### [TASK BRIEF]
Return only the number of lines holding the word "this".

### [DATA TO PROCESS]
——

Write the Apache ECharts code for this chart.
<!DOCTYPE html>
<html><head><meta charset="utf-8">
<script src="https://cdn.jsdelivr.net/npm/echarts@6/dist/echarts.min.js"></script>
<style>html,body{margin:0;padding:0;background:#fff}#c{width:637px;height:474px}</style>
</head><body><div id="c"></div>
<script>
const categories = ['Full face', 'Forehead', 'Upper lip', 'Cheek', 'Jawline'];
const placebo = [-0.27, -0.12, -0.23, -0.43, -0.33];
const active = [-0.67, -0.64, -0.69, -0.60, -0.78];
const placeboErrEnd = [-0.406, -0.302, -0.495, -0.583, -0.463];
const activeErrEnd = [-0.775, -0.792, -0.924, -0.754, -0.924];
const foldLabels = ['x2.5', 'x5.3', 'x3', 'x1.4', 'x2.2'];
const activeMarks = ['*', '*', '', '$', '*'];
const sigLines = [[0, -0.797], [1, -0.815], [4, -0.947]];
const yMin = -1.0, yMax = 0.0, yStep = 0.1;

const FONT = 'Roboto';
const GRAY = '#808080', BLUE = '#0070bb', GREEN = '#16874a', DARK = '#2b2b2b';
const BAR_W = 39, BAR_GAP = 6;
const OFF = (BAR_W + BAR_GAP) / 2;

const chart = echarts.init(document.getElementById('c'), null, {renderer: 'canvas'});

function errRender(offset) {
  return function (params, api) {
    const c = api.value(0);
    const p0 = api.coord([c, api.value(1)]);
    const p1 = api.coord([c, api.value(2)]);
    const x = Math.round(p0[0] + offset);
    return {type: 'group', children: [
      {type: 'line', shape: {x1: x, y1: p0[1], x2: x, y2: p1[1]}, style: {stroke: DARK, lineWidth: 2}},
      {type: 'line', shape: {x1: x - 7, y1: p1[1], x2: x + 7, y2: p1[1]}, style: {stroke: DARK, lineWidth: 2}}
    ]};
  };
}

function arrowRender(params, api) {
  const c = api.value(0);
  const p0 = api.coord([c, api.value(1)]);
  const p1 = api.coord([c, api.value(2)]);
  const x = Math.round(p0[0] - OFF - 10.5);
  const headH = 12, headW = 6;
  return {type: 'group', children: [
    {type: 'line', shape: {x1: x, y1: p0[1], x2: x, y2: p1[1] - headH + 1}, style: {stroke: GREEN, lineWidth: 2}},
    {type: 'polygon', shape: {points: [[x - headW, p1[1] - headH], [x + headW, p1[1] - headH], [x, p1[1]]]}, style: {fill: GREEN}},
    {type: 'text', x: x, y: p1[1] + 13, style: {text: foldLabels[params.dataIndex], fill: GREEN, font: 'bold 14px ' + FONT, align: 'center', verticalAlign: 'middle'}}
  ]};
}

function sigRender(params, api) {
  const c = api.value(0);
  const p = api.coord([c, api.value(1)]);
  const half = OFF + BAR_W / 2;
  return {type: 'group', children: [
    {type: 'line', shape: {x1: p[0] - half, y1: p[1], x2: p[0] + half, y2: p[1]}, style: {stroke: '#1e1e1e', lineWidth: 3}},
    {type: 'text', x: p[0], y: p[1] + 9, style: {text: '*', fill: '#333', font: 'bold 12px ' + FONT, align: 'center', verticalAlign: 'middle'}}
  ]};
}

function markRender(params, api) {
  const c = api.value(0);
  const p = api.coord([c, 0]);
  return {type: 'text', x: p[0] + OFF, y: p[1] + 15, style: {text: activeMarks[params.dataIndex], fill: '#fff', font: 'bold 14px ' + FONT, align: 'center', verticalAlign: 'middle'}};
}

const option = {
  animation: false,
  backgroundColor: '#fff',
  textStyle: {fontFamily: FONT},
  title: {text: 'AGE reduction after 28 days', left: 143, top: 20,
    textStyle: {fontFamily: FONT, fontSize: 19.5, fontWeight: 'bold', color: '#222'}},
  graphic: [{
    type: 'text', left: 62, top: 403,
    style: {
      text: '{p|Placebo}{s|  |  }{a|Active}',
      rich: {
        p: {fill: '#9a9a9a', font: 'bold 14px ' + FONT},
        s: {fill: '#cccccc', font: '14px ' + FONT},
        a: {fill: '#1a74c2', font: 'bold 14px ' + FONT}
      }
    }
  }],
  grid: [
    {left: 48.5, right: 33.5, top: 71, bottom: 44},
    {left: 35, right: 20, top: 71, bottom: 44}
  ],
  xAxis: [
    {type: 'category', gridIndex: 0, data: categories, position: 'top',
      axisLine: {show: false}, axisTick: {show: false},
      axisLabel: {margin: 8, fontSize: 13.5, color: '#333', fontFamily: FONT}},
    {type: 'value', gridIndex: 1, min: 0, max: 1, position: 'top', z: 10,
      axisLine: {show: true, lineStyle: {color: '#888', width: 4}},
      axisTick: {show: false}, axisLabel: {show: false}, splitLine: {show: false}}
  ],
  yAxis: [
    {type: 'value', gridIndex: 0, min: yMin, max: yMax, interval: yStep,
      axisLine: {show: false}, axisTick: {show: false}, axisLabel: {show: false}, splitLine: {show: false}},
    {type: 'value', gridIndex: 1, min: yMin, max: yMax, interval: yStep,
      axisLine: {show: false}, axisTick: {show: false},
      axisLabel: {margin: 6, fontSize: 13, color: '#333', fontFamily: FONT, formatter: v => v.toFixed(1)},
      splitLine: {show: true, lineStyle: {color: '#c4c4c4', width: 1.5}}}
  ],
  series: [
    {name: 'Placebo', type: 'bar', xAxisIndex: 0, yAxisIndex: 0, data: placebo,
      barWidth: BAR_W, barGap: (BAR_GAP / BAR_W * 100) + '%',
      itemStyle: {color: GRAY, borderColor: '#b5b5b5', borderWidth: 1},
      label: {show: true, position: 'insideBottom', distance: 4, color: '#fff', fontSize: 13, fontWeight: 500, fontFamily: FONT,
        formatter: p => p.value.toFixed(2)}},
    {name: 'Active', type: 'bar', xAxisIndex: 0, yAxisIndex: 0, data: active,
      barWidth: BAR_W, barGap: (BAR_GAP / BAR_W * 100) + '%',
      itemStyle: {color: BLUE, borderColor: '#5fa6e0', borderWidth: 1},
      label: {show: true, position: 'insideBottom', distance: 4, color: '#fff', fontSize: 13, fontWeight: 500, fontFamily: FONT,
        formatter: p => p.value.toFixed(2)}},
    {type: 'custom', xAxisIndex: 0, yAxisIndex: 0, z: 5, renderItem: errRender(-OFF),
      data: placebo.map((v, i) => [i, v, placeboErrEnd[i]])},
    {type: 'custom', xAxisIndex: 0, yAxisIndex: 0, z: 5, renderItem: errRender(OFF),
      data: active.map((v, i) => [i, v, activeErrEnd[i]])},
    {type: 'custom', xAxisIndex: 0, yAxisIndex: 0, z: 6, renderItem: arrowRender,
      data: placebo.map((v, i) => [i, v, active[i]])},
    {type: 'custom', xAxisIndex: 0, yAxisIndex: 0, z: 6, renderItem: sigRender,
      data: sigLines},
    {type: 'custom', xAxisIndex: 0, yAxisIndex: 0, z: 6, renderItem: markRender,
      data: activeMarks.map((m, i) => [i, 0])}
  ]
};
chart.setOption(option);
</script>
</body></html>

——

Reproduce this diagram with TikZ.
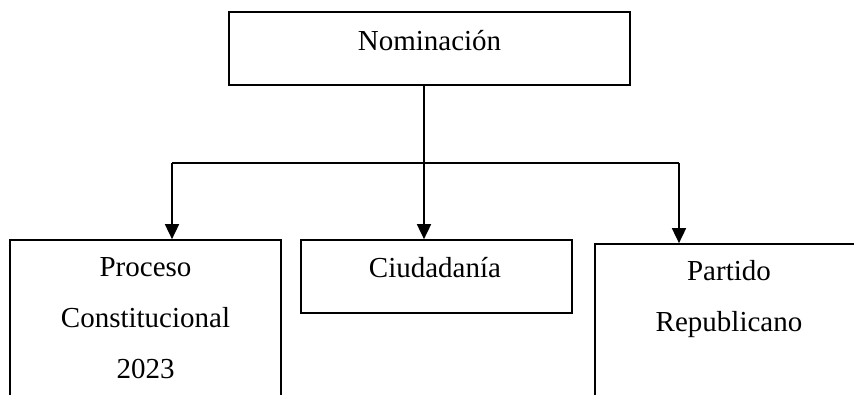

——

### [CORRECT ANSWER]
2